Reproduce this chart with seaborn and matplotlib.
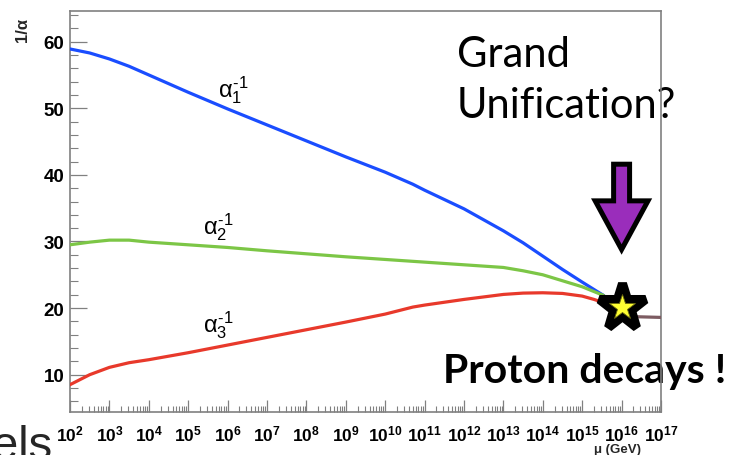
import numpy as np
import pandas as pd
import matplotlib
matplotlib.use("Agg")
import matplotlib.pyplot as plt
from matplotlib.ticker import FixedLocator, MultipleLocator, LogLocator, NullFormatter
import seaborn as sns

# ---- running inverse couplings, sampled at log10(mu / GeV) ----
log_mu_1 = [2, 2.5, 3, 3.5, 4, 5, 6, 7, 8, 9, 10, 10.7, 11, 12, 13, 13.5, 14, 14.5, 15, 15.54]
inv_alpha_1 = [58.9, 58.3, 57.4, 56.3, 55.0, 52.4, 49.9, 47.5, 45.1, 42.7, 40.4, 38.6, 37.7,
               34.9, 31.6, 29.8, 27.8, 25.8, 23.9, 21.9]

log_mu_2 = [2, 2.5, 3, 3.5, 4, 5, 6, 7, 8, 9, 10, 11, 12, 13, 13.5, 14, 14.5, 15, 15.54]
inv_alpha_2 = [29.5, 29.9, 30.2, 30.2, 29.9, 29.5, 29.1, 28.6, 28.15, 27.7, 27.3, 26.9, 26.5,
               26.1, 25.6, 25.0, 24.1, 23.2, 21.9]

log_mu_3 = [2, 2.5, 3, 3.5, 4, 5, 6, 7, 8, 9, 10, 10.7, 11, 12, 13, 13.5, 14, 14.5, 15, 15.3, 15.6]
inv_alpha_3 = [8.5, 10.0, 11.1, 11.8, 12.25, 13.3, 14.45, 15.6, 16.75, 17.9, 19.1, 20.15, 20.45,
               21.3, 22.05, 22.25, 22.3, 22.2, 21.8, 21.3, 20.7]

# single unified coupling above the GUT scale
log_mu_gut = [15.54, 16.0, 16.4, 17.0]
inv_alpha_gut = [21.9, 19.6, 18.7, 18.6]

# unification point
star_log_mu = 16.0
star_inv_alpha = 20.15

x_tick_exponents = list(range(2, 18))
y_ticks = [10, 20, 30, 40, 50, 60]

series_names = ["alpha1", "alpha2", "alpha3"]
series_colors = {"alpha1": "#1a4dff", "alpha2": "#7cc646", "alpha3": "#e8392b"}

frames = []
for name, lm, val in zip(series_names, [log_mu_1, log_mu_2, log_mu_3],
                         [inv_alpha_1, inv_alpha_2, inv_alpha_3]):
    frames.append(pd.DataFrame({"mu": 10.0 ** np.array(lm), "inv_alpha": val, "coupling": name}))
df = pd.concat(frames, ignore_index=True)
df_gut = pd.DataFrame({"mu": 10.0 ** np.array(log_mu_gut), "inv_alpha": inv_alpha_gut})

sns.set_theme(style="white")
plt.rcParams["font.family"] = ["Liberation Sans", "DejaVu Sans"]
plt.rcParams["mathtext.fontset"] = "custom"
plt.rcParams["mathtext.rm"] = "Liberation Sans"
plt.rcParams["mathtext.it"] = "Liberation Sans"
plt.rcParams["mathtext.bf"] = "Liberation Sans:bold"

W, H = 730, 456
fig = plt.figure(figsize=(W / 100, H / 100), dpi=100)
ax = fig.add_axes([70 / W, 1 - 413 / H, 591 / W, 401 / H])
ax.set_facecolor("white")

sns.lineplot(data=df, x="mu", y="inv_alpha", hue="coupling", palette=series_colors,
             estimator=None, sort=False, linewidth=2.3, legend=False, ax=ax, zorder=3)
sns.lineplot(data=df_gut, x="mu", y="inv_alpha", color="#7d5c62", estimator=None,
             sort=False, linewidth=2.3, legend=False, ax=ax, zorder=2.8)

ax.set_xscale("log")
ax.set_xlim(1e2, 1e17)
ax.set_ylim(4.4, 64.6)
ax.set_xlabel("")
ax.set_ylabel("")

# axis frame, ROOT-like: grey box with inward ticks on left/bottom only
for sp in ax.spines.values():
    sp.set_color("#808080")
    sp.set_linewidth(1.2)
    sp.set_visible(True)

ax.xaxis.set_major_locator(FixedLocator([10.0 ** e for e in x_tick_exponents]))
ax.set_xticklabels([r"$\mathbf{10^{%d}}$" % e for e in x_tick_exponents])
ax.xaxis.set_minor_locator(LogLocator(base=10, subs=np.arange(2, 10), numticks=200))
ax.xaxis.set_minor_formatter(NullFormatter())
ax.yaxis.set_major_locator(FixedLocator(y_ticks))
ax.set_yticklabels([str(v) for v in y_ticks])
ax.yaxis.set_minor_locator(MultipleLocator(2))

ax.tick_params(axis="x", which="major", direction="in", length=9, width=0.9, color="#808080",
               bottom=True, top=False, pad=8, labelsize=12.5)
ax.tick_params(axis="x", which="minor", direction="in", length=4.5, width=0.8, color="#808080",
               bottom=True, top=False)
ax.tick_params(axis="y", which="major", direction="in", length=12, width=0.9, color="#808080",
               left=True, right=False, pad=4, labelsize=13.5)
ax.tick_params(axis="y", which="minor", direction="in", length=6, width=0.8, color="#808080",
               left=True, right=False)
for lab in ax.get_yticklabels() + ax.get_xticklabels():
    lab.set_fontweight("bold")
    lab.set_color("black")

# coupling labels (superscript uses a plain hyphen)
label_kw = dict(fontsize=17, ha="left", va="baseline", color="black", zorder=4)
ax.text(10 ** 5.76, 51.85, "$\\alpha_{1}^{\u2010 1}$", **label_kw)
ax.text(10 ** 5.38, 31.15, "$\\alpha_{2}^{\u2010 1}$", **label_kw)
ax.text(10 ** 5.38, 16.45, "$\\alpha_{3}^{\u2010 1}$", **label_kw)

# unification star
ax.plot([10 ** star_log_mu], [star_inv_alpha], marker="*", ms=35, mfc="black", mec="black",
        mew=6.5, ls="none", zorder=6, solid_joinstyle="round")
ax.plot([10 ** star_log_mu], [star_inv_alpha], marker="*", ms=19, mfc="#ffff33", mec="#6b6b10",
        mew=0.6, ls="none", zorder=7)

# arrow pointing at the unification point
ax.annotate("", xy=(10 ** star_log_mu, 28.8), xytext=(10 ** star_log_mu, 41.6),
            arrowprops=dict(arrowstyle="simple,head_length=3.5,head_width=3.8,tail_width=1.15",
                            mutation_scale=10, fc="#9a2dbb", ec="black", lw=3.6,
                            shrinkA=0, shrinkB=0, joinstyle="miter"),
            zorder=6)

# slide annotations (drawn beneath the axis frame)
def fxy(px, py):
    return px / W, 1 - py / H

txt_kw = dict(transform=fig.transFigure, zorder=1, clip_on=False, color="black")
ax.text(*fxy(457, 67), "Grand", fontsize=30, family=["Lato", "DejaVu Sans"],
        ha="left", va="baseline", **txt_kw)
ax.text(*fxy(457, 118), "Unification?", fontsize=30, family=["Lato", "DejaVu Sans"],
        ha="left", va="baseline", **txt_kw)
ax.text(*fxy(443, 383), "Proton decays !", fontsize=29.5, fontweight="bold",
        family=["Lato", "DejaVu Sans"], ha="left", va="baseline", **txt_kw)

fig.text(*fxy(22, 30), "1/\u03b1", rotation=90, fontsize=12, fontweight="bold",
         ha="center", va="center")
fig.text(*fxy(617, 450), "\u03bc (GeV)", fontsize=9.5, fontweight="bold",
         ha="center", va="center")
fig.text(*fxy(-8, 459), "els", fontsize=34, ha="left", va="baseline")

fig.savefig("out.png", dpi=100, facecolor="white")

═══

Problem to work on:
Repeat only what lies between the start of the data and the end of the line containing "import seaborn as sns", exactly, with pictures left out.

Solution:
Reproduce this chart with seaborn and matplotlib.
import numpy as np
import pandas as pd
import matplotlib
matplotlib.use("Agg")
import matplotlib.pyplot as plt
from matplotlib.ticker import FixedLocator, MultipleLocator, LogLocator, NullFormatter
import seaborn as sns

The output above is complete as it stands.